Investors shouldn’t fret about the upcoming presidential election. And they definitely shouldn’t let politics upend their long-term financial plans. Why? Because historically, financial markets have rewarded investors who stay the course. And while it may seem counterintuitive, in the past, U.S. stocks were less likely to incur losses during election years versus non-election years. These charts can help explain what investors should expect from the stock market this election cycle.

What To Expect From The S&P 500 During The Presidential Election

Besides loads of campaign ads, investors should expect increased market volatility from September to election day. But that’s no reason to panic. The U.S. stock market has gone up over time—regardless of who is running for office. And while past performance isn’t indicative of future results, investors should find comfort in the wealth of data we have about financial markets and elections.

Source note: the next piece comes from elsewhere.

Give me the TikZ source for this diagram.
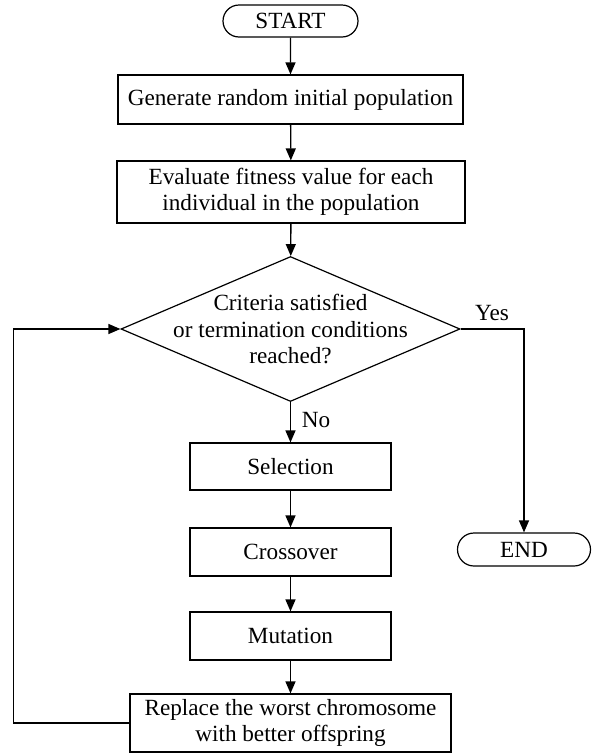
\documentclass[tikz,border=0pt]{standalone}
\usepackage{fontspec}
\setmainfont{Liberation Serif}
\usetikzlibrary{shapes.geometric,shapes.misc,arrows.meta}
\begin{document}
\begin{tikzpicture}[x=1pt,y=-1pt,
  every node/.style={font=\fontsize{23.2}{25.8}\selectfont},
  box/.style={draw, line width=1.2pt, rectangle, inner sep=0pt, align=center},
  term/.style={draw, line width=1.2pt, rounded rectangle, inner sep=0pt},
  flow/.style={draw, line width=1.3pt, -{Triangle[length=12pt,width=10pt]}}]
\useasboundingbox[fill=white] (0,0) rectangle (593,753);
\node[term, minimum width=135pt, minimum height=32pt] (start) at (290.5,21) {START};
\node[box, minimum width=345pt, minimum height=49pt] (gen) at (290.5,99.5) {Generate random initial population};
\node[box, minimum width=348pt, minimum height=62pt] (eval) at (291,192) {Evaluate fitness value for each\\individual in the population};
\node[diamond, draw, line width=1.2pt, minimum width=339pt, minimum height=145pt, inner sep=0pt] (dec) at (290.5,329) {};
\node[align=center, font=\fontsize{23.2}{26.5}\selectfont] (dectext) at (dec.center) {Criteria satisfied\\or termination conditions\\reached?};
\node[box, minimum width=201pt, minimum height=47pt] (sel) at (290.5,466.5) {Selection};
\node[box, minimum width=201pt, minimum height=48pt] (cross) at (290.5,552) {Crossover};
\node[box, minimum width=201pt, minimum height=48pt] (mut) at (290.5,636) {Mutation};
\node[box, minimum width=321pt, minimum height=58pt] (rep) at (290.5,723) {Replace the worst chromosome\\with better offspring};
\node[term, minimum width=133pt, minimum height=33pt] (end) at (524,549.5) {END};
\node (yes) at (492,313) {Yes};
\node (no) at (316,420) {No};
\draw[flow] (start) -- (gen);
\draw[flow] (gen) -- (eval);
\draw[flow] (eval) -- (dec);
\draw[flow] (dec) -- (sel);
\draw[flow] (sel) -- (cross);
\draw[flow] (cross) -- (mut);
\draw[flow] (mut) -- (rep);
\draw[flow] (dec.east) -| (end.north);
\draw[flow] (rep.west) -- ++(-116,0) |- (dec.west);
\end{tikzpicture}
\end{document}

While historically stocks did better (on average) when there wasn’t an election, years that ended with losses were far less common during an election year. According to data from BlackRock, the U.S. stock market was nearly twice as likely to experience losses during a non-election year (30% of the time) versus an election year (17%). When considering annual returns have been negative roughly 26% of the time across all years, election years don’t seem quite so scary.

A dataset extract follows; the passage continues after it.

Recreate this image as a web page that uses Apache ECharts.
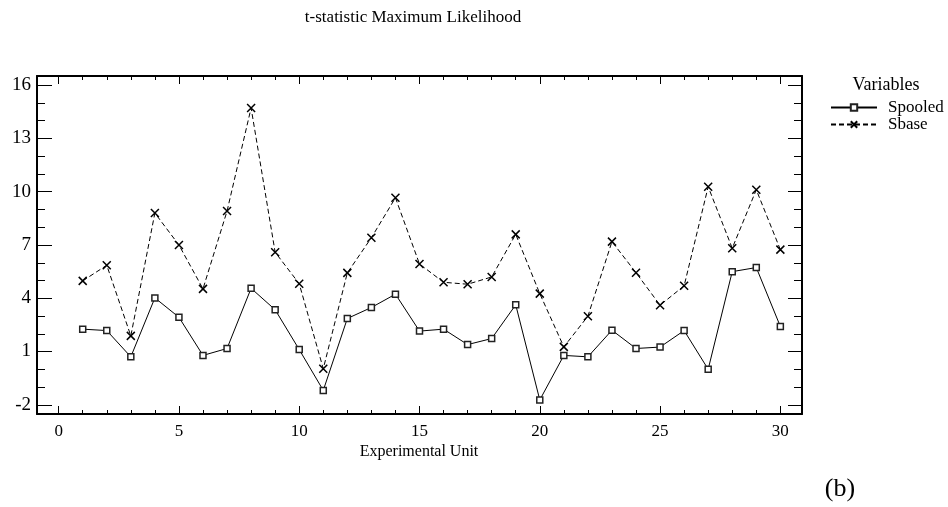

What To Expect From The Stock Market After The Election

According to data from Dimensional Fund Advisors, on average, the S&P 500 performed almost 1% better during an election year compared to the year after. However—in both cases, just staying invested yielded double-digit returns. Returns during and after an election year were even slightly higher than the average returns across all years over the same period.

Again, the current administration isn’t the main driver of financial markets. Yes, the market hates uncertainty, including political ambiguity. But performance of stocks and bonds are influenced more by other factors, such as the economy, interest rates, geopolitical shocks, and the health of the broad-based financial system.

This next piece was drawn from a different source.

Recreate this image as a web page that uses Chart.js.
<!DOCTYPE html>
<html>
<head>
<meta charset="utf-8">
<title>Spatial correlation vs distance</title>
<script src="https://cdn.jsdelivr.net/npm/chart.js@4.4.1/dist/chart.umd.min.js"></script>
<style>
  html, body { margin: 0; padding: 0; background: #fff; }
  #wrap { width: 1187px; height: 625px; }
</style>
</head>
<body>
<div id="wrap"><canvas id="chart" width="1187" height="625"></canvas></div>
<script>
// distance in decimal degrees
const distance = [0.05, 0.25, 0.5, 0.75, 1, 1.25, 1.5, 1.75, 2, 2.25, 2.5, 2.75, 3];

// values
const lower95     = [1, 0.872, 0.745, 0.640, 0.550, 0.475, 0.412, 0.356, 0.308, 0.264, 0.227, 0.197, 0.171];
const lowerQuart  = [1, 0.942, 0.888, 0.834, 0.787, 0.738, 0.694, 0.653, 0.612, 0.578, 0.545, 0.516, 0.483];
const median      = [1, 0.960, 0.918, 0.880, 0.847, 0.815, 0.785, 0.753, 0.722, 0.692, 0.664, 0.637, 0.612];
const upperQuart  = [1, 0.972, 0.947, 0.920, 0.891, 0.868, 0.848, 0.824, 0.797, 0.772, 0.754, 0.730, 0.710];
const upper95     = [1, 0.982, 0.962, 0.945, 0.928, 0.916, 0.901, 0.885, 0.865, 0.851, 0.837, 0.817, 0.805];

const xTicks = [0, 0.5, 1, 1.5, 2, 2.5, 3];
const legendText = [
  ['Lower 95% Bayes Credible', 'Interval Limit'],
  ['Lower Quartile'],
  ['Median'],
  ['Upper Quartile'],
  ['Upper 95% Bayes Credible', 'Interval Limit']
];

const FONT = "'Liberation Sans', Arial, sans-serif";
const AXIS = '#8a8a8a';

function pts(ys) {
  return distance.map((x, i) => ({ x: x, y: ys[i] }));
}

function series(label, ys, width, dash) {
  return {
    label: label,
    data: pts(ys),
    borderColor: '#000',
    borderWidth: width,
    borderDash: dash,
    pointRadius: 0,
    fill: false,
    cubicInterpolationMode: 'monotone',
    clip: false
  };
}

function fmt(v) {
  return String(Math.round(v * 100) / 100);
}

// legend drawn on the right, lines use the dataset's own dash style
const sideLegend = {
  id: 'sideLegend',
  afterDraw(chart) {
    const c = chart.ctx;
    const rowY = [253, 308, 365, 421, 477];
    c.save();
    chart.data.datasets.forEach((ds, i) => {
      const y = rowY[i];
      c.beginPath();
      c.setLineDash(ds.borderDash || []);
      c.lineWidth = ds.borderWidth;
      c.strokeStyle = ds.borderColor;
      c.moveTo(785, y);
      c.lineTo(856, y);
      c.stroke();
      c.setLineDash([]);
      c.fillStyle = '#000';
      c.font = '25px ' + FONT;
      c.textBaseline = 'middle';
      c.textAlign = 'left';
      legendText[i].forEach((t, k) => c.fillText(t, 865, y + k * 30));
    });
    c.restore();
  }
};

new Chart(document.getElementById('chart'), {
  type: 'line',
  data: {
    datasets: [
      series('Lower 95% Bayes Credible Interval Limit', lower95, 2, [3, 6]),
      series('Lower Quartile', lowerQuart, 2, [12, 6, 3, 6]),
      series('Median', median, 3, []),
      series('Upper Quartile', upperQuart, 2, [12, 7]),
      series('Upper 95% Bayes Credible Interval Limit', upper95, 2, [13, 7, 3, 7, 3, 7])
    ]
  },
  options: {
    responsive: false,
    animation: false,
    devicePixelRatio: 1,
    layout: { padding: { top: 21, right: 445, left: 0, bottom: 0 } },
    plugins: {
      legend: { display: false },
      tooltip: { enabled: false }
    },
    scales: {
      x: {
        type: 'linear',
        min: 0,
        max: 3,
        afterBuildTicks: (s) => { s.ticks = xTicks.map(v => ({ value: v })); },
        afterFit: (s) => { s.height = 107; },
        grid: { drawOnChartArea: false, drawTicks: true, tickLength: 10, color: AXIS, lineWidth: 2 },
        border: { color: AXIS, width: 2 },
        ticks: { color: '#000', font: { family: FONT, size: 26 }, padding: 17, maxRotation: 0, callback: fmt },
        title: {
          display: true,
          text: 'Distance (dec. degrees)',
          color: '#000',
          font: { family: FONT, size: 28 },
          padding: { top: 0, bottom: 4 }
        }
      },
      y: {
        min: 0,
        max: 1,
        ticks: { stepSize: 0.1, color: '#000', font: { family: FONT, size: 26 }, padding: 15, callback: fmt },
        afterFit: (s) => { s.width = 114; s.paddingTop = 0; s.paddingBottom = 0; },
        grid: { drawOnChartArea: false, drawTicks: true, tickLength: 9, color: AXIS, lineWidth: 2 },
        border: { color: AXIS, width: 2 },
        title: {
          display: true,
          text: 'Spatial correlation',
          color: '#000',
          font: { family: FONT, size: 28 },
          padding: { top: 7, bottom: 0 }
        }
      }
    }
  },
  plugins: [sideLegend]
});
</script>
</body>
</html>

Don’t Let Political Preferences Derail Your Financial Plan

Regardless of your political preferences, there’s an abundance of evidence to suggest investors should consider leaving politics out of their portfolios. According to YCharts, a $10,000 investment in the S&P 500 back in 1950 would equal over $3 million by March 2024 (excluding dividends) for an average annual return of roughly 8%.

However, if only investing during Republican presidencies, the average annual return would sink below 3%. Only investing during Democratic terms would improve average returns to about 5%. But still nearly 3%—per year—less than staying invested during all presidencies.

What Should Investors Do To Survive The Election Cycle?

The media makes it hard to ignore the political noise, especially as the election nears. But investors shouldn’t lean into doomsday headlines, either. It’s also important to try and separate your investment portfolio from the party or person you vote for. Investments should be evaluated on their own merits, without the cloud of emotion.

And remember, the outcome of the election may have no real impact on your portfolio—even if you’re disappointed by the results.